Begin Data segment

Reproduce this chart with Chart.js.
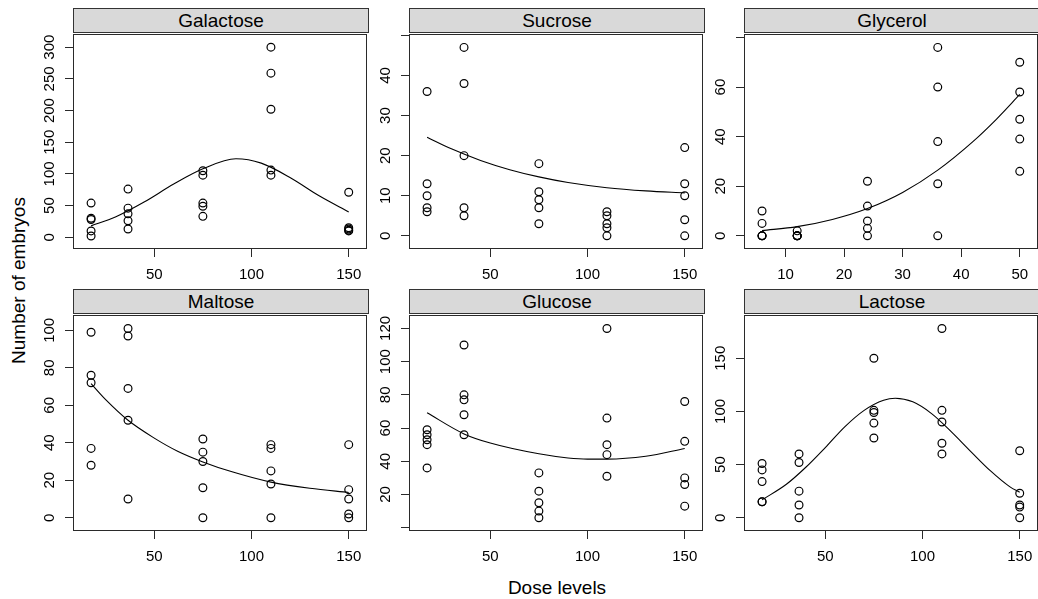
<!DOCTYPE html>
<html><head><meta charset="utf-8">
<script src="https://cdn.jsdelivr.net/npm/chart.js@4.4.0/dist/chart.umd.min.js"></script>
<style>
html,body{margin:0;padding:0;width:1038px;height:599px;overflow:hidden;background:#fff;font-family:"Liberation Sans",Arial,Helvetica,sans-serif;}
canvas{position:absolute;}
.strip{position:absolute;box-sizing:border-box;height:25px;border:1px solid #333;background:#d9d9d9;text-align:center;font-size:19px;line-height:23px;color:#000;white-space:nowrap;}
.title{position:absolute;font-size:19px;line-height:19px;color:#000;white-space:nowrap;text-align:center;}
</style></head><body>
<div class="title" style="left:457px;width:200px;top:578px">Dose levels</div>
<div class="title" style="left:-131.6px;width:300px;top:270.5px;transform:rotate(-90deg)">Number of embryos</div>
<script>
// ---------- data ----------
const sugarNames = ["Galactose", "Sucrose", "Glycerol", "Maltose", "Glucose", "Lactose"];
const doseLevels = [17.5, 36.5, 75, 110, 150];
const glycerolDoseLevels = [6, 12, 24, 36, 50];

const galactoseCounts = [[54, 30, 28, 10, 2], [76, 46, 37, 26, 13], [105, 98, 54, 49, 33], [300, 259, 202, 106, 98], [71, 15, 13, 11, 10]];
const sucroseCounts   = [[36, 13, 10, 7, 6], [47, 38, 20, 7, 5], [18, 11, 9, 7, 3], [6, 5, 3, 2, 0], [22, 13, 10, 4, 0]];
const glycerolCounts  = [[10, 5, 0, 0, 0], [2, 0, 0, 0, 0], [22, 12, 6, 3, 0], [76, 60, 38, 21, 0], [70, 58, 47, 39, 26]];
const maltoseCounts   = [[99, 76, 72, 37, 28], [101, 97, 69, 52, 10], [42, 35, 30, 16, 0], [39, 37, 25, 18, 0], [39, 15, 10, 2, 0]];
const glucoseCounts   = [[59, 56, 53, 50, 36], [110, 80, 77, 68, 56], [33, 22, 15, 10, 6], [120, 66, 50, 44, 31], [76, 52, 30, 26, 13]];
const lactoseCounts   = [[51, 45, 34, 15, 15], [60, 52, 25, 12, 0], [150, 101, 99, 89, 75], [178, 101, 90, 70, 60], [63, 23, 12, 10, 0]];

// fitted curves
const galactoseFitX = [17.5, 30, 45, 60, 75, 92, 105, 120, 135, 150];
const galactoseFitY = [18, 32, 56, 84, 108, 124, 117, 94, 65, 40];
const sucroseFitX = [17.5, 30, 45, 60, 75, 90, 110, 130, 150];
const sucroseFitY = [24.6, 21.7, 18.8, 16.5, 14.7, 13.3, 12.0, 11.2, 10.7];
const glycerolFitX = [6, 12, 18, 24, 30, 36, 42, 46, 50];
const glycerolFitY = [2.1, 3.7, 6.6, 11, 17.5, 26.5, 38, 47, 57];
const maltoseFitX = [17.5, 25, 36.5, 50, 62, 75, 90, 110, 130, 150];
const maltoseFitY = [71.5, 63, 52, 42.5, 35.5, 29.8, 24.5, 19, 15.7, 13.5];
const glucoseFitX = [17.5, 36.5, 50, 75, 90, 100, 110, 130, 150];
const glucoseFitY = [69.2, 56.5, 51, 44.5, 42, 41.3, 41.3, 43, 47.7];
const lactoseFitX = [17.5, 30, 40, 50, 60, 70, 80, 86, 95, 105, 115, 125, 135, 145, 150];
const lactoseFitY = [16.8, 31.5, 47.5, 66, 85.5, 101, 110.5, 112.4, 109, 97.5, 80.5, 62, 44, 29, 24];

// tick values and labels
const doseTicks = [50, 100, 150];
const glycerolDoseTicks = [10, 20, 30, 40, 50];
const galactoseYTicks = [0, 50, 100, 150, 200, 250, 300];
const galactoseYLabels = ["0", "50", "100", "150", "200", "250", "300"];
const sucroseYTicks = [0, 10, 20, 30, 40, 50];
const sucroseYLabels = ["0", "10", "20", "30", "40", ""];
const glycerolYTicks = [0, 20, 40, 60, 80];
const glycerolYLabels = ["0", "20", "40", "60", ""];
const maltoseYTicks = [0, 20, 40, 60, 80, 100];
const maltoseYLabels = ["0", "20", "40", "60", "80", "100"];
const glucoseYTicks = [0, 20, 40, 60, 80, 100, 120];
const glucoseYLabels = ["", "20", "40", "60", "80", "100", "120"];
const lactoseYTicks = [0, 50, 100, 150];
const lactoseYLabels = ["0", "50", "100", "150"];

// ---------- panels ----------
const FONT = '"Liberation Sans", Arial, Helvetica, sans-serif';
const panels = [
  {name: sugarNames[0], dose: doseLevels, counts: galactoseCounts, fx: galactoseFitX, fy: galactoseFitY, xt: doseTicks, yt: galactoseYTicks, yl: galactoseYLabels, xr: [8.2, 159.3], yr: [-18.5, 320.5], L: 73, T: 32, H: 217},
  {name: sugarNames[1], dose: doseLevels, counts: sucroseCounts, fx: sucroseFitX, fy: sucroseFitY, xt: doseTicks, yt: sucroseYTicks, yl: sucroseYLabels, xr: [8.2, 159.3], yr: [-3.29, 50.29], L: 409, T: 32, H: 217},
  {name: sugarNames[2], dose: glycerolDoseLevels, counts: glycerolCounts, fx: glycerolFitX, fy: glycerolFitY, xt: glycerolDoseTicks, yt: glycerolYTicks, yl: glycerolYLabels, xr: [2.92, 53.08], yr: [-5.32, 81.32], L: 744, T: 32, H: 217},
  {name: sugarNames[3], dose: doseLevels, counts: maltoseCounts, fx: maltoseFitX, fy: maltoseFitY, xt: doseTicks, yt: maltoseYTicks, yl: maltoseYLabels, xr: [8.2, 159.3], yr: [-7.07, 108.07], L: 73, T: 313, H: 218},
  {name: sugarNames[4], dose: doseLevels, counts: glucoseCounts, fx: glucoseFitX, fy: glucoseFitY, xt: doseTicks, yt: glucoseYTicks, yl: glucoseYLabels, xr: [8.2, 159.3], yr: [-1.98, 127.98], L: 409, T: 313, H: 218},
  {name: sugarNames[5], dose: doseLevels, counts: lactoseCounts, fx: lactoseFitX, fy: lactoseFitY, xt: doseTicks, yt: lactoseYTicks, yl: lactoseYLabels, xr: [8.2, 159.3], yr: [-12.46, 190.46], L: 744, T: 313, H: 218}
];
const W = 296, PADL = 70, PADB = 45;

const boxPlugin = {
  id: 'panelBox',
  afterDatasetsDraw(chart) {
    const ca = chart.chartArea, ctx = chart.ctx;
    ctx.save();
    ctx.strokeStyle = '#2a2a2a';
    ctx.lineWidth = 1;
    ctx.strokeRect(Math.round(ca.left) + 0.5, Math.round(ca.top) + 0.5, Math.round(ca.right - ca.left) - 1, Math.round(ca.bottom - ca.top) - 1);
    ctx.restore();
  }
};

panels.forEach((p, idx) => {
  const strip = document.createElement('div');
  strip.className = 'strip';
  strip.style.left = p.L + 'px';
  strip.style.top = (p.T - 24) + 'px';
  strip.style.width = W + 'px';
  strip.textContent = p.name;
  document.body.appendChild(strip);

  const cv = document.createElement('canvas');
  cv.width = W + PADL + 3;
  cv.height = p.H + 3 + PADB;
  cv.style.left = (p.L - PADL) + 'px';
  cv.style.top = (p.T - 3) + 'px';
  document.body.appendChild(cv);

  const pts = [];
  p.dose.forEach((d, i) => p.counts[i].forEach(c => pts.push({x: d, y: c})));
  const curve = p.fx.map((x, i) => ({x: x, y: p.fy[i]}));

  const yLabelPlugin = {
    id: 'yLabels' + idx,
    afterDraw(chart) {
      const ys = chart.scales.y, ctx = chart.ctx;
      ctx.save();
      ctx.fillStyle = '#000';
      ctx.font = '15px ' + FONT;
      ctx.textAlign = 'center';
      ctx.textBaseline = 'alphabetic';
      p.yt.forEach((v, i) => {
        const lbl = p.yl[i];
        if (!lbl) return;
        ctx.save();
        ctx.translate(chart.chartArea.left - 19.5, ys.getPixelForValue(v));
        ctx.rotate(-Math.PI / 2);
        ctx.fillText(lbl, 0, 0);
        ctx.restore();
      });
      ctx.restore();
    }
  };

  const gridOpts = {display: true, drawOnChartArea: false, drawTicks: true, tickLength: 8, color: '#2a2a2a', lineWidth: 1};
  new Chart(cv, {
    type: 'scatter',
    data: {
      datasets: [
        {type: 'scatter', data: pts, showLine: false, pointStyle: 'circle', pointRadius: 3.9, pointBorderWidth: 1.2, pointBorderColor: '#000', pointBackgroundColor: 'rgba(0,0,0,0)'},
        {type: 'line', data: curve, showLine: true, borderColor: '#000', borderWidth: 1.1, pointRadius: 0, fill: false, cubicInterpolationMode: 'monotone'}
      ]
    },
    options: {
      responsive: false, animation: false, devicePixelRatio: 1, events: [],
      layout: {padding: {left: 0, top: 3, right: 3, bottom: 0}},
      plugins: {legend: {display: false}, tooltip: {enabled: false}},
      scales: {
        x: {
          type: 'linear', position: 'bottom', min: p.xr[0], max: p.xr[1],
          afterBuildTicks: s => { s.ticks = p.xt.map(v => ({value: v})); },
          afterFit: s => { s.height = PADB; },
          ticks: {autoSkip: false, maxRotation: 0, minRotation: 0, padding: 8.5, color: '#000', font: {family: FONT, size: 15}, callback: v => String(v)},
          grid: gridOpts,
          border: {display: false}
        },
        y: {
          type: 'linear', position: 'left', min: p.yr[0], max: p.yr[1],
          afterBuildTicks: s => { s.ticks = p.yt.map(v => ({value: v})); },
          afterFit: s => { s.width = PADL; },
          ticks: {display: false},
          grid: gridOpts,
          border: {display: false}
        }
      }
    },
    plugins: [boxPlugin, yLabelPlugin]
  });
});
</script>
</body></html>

End Data segment

• [Objective]: Repeat the listing above exactly from its first line to the line containing "const glycerolDoseLevels = [6, 12, 24, 36, 50];", both included, and omit the pictures.

• [Exercise answer]:
Reproduce this chart with Chart.js.
<!DOCTYPE html>
<html><head><meta charset="utf-8">
<script src="https://cdn.jsdelivr.net/npm/chart.js@4.4.0/dist/chart.umd.min.js"></script>
<style>
html,body{margin:0;padding:0;width:1038px;height:599px;overflow:hidden;background:#fff;font-family:"Liberation Sans",Arial,Helvetica,sans-serif;}
canvas{position:absolute;}
.strip{position:absolute;box-sizing:border-box;height:25px;border:1px solid #333;background:#d9d9d9;text-align:center;font-size:19px;line-height:23px;color:#000;white-space:nowrap;}
.title{position:absolute;font-size:19px;line-height:19px;color:#000;white-space:nowrap;text-align:center;}
</style></head><body>
<div class="title" style="left:457px;width:200px;top:578px">Dose levels</div>
<div class="title" style="left:-131.6px;width:300px;top:270.5px;transform:rotate(-90deg)">Number of embryos</div>
<script>
// ---------- data ----------
const sugarNames = ["Galactose", "Sucrose", "Glycerol", "Maltose", "Glucose", "Lactose"];
const doseLevels = [17.5, 36.5, 75, 110, 150];
const glycerolDoseLevels = [6, 12, 24, 36, 50];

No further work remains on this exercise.